[START]
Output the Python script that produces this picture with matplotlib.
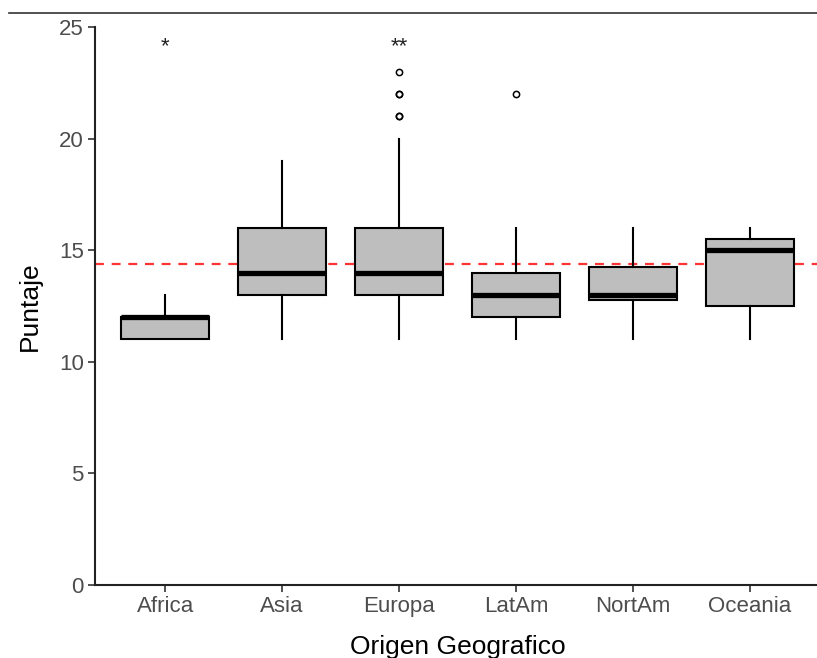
"""Boxplot of Puntaje by Origen Geografico (ggplot classic look)."""
import matplotlib

matplotlib.use("Agg")
import matplotlib.pyplot as plt
from matplotlib.lines import Line2D

plt.rcParams["font.family"] = ["Liberation Sans", "DejaVu Sans"]

# summary stats
regions = ["Africa", "Asia", "Europa", "LatAm", "NortAm", "Oceania"]
q1 = [11, 13, 13, 12, 12.75, 12.5]
median = [12, 14, 14, 13, 13, 15]
q3 = [12, 16, 16, 14, 14.25, 15.5]
whis_lo = [11, 11, 11, 11, 11, 11]
whis_hi = [13, 19, 20, 16, 16, 16]
outliers = [[], [], [21, 21, 22, 22, 23], [22], [], []]
mean_line = 14.4
signif = {"Africa": "*", "Europa": "**"}
signif_y = 24.1

GREY_TXT = "#4D4D4D"

stats = []
for i, name in enumerate(regions):
    stats.append(dict(label=name, q1=q1[i], med=median[i], q3=q3[i],
                      whislo=whis_lo[i], whishi=whis_hi[i], fliers=outliers[i]))

fig = plt.figure(figsize=(8.17, 6.58), dpi=100)
ax = fig.add_axes([95 / 817, 1 - 585 / 658, 725 / 817, 558 / 658])

pos = list(range(1, len(regions) + 1))
ax.bxp(stats, positions=pos, widths=0.75, patch_artist=True, showcaps=False,
       boxprops=dict(facecolor="#BEBEBE", edgecolor="black", linewidth=1.5),
       medianprops=dict(color="black", linewidth=3.8, solid_capstyle="butt"),
       whiskerprops=dict(color="black", linewidth=1.5),
       flierprops=dict(marker="o", markersize=4.5, markerfacecolor="none",
                       markeredgecolor="black", markeredgewidth=1.1))

ax.axhline(mean_line, color="#FF3333", linestyle=(0, (4, 3.5)), linewidth=1.6, zorder=1)

for name, mark in signif.items():
    ax.text(regions.index(name) + 1, signif_y, mark, ha="center", va="center",
            fontsize=16, color="#222222")

ax.set_xlim(0.4, 6.6)
ax.set_ylim(0, 25)
ax.set_yticks([0, 5, 10, 15, 20, 25])
ax.set_xticks(pos)
ax.set_xticklabels(regions)

for side in ("top", "right"):
    ax.spines[side].set_visible(False)
for side in ("left", "bottom"):
    ax.spines[side].set_linewidth(1.5)
    ax.spines[side].set_color("#222222")
ax.tick_params(axis="both", length=5, width=1.2, color="#333333",
               labelcolor=GREY_TXT, labelsize=16, pad=3)

ax.set_xlabel("Origen Geografico", fontsize=19, labelpad=13)
ax.set_ylabel("Puntaje", fontsize=19, labelpad=12)

# stray border line across the top of the image
fig.add_artist(Line2D([9 / 817, 1], [1 - 13 / 658, 1 - 13 / 658],
                      transform=fig.transFigure, color="#333333", linewidth=1.2))

fig.savefig("out.png", dpi=100, facecolor="white")
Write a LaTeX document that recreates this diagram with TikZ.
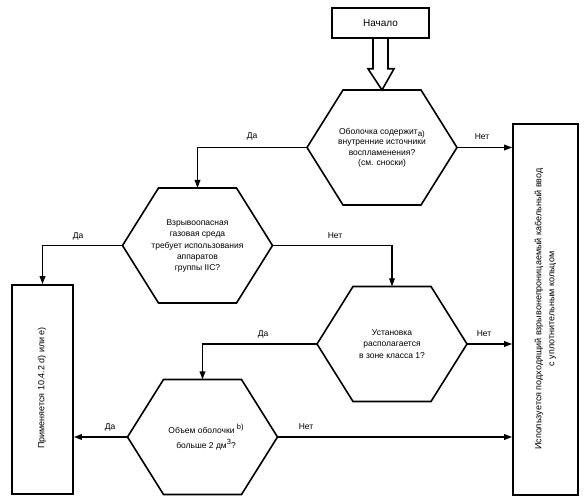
[END]
**Short problem:**
Pictures are excluded; copy every other part of the records exactly.

**Full solution:**
Output the Python script that produces this picture with matplotlib.
"""Boxplot of Puntaje by Origen Geografico (ggplot classic look)."""
import matplotlib

matplotlib.use("Agg")
import matplotlib.pyplot as plt
from matplotlib.lines import Line2D

plt.rcParams["font.family"] = ["Liberation Sans", "DejaVu Sans"]

# summary stats
regions = ["Africa", "Asia", "Europa", "LatAm", "NortAm", "Oceania"]
q1 = [11, 13, 13, 12, 12.75, 12.5]
median = [12, 14, 14, 13, 13, 15]
q3 = [12, 16, 16, 14, 14.25, 15.5]
whis_lo = [11, 11, 11, 11, 11, 11]
whis_hi = [13, 19, 20, 16, 16, 16]
outliers = [[], [], [21, 21, 22, 22, 23], [22], [], []]
mean_line = 14.4
signif = {"Africa": "*", "Europa": "**"}
signif_y = 24.1

GREY_TXT = "#4D4D4D"

stats = []
for i, name in enumerate(regions):
    stats.append(dict(label=name, q1=q1[i], med=median[i], q3=q3[i],
                      whislo=whis_lo[i], whishi=whis_hi[i], fliers=outliers[i]))

fig = plt.figure(figsize=(8.17, 6.58), dpi=100)
ax = fig.add_axes([95 / 817, 1 - 585 / 658, 725 / 817, 558 / 658])

pos = list(range(1, len(regions) + 1))
ax.bxp(stats, positions=pos, widths=0.75, patch_artist=True, showcaps=False,
       boxprops=dict(facecolor="#BEBEBE", edgecolor="black", linewidth=1.5),
       medianprops=dict(color="black", linewidth=3.8, solid_capstyle="butt"),
       whiskerprops=dict(color="black", linewidth=1.5),
       flierprops=dict(marker="o", markersize=4.5, markerfacecolor="none",
                       markeredgecolor="black", markeredgewidth=1.1))

ax.axhline(mean_line, color="#FF3333", linestyle=(0, (4, 3.5)), linewidth=1.6, zorder=1)

for name, mark in signif.items():
    ax.text(regions.index(name) + 1, signif_y, mark, ha="center", va="center",
            fontsize=16, color="#222222")

ax.set_xlim(0.4, 6.6)
ax.set_ylim(0, 25)
ax.set_yticks([0, 5, 10, 15, 20, 25])
ax.set_xticks(pos)
ax.set_xticklabels(regions)

for side in ("top", "right"):
    ax.spines[side].set_visible(False)
for side in ("left", "bottom"):
    ax.spines[side].set_linewidth(1.5)
    ax.spines[side].set_color("#222222")
ax.tick_params(axis="both", length=5, width=1.2, color="#333333",
               labelcolor=GREY_TXT, labelsize=16, pad=3)

ax.set_xlabel("Origen Geografico", fontsize=19, labelpad=13)
ax.set_ylabel("Puntaje", fontsize=19, labelpad=12)

# stray border line across the top of the image
fig.add_artist(Line2D([9 / 817, 1], [1 - 13 / 658, 1 - 13 / 658],
                      transform=fig.transFigure, color="#333333", linewidth=1.2))

fig.savefig("out.png", dpi=100, facecolor="white")
Write a LaTeX document that recreates this diagram with TikZ.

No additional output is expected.